Redefinition of spin Hall magnetoresistance

Abstract: Using a multi-conduction-channel model, we redefined the micromechanism of spin Hall magnetoresistance (SMR). Four conduction channels are created by spin accumulation of nonpolarized electron flow at top, bottom, left and right interfaces of the film sample, which corresponds to different resistance states of polarized electron flow with various spin directions relative to the applied magnetic field ($\mathbf{H}$), and brings about the SMR effect finally. The magnetic insulator layer, such as yttrium iron garnet (YIG), is not a requisite for the observation of SMR. Instead, the SMR effect is perfectly realized, with an order of magnitude increase, in the sample with a discontinuous layer of isolated-Co$2$FeAl (0.3 nm) grains covered by 2.5-nm-thick Pt layer on MgO substrate.
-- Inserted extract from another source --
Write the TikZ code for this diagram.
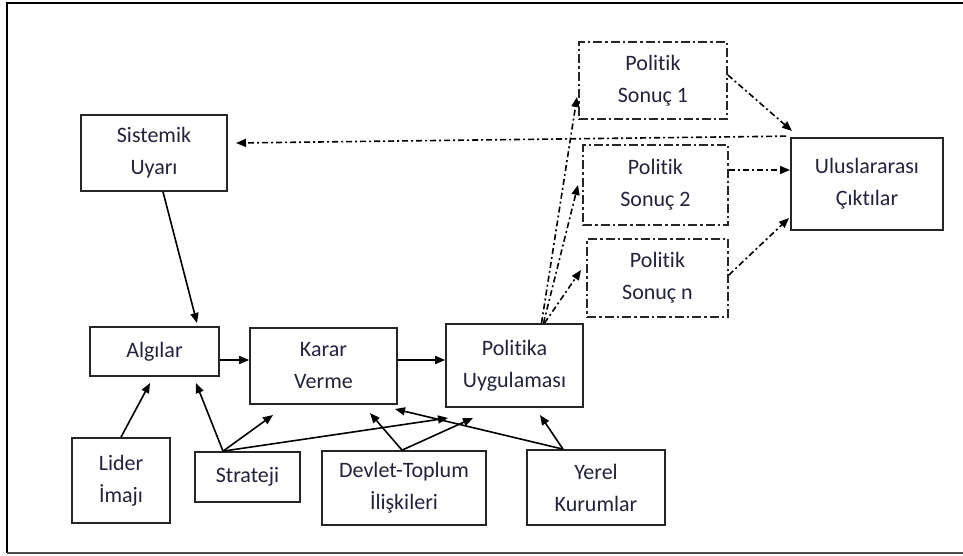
\documentclass[tikz,border=0pt]{standalone}
\usepackage{fontspec}
\setmainfont[Ligatures=NoCommon]{Carlito}
\usetikzlibrary{arrows.meta}
\definecolor{txt}{RGB}{34,34,58}
\begin{document}
\begin{tikzpicture}[x=1pt,y=-1pt,
  box/.style={draw=black!85,line width=1.7pt,minimum width=#1,inner sep=0pt,align=center,
    font=\fontsize{22}{32}\selectfont,text=txt},
  dbox/.style={box=#1,dash pattern=on 9pt off 3pt on 2.5pt off 3pt},
  arr/.style={line width=1.6pt,-{Triangle[length=10pt,width=8pt]}},
  darr/.style={arr,dash pattern=on 6pt off 3pt on 2pt off 3pt}]
\useasboundingbox (0,0) rectangle (963,555);
% frame
\draw[line width=2.5pt] (963,3) -- (7,3) -- (7,553);
\draw[line width=2pt,black!70] (7,553) -- (963,553);
% nodes
\node[box=146pt,minimum height=76pt] (sis) at (154,153) {Sistemik\\Uyarı};
\node[box=129pt,minimum height=49pt] (alg) at (154.5,351.5) {Algılar};
\node[box=147pt,minimum height=76pt] (kar) at (323.5,366) {Karar\\Verme};
\node[box=137pt,minimum height=83pt] (pol) at (514.5,365.5) {Politika\\Uygulaması};
\node[box=98pt,minimum height=85pt] (lid) at (121,480.5) {Lider\\İmajı};
\node[box=105pt,minimum height=50pt] (str) at (247.5,477) {Strateji};
\node[box=164pt,minimum height=74pt] (dev) at (404,488) {Devlet-Toplum\\İlişkileri};
\node[box=138pt,minimum height=75pt] (yer) at (596,487.5) {Yerel\\Kurumlar};
\node[dbox=148pt,minimum height=77pt] (s1) at (653,80.5) {Politik\\Sonuç 1};
\node[dbox=145pt,minimum height=80pt] (s2) at (655.5,185) {Politik\\Sonuç 2};
\node[dbox=141pt,minimum height=78pt] (sn) at (657.5,278) {Politik\\Sonuç n};
\node[box=152pt,minimum height=92pt] (ulu) at (867,184) {Uluslararası\\Çıktılar};
% arrow end points
\coordinate (tSisAlg) at (197,323);
\coordinate (tLidAlg) at (150,383);
\coordinate (tStrAlg) at (196,383);
\coordinate (tStrKar) at (273,415);
\coordinate (tStrPol) at (448,418);
\coordinate (tDevKar) at (370,413);
\coordinate (tDevPol) at (473,418);
\coordinate (tYerKar) at (395,409);
\coordinate (tYerPol) at (540,415);
\coordinate (tPolS1) at (577,97);
\coordinate (tPolS2) at (578,185);
\coordinate (tPolSn) at (581,270);
\coordinate (tS1Ulu) at (792,131);
\coordinate (tS2Ulu) at (790,170);
\coordinate (tSnUlu) at (789,218);
\coordinate (tUluSis) at (236,143);
% solid arrows
\draw[arr] ([xshift=9pt]sis.south) -- (tSisAlg);
\draw[arr] ([yshift=-8.5pt]alg.east) -- ([yshift=6pt]kar.west);
\draw[arr] ([yshift=6pt]kar.east) -- ([yshift=5.5pt]pol.west);
\draw[arr] (lid.north) -- (tLidAlg);
\draw[arr] ([xshift=-24.5pt]str.north) -- (tStrAlg);
\draw[arr] ([xshift=-24.5pt]str.north) -- (tStrKar);
\draw[arr] ([xshift=-24.5pt]str.north) -- (tStrPol);
\draw[arr] ([xshift=-2pt]dev.north) -- (tDevKar);
\draw[arr] ([xshift=-2pt]dev.north) -- (tDevPol);
\draw[arr] ([xshift=-33pt]yer.north) -- (tYerKar);
\draw[arr] ([xshift=-33pt]yer.north) -- (tYerPol);
% dash-dot arrows
\draw[darr] ([xshift=27pt]pol.north) -- (tPolS1);
\draw[darr] ([xshift=29pt]pol.north) -- (tPolS2);
\draw[darr] ([xshift=30pt]pol.north) -- (tPolSn);
\draw[darr] ([yshift=5.5pt]s1.east) -- (tS1Ulu);
\draw[darr] ([yshift=15pt]s2.east) -- (tS2Ulu);
\draw[darr] ([yshift=3pt]sn.east) -- (tSnUlu);
\draw[darr] ([xshift=-4pt,yshift=1pt]ulu.north west) -- (tUluSis);
\end{tikzpicture}
\end{document}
The model intuitively gives the typical relationship of SMR effect, i.e. $\rho{\parallel}\approx\rho_{\bot}>\rho_{T}$, where $\rho_{\bot}$, $\rho_{\parallel}$ and $\rho_{T}$ are longitudinal reisitivities with applied magnetic field ($\mathbf{H}$) direction perpendicular to the current direction out of plane (as Z direction), parallel with and perpendicular to it in plane (as X and Y direction), respectively. Our research reveals that the scattering between polarized and nonpolarized conduction electrons is the origin of SMR, and the intrinsic SMR is not constant when $\mathbf{H}$ direction rotates in XZ plane, which is distinct from that in the reported SMR mechanism.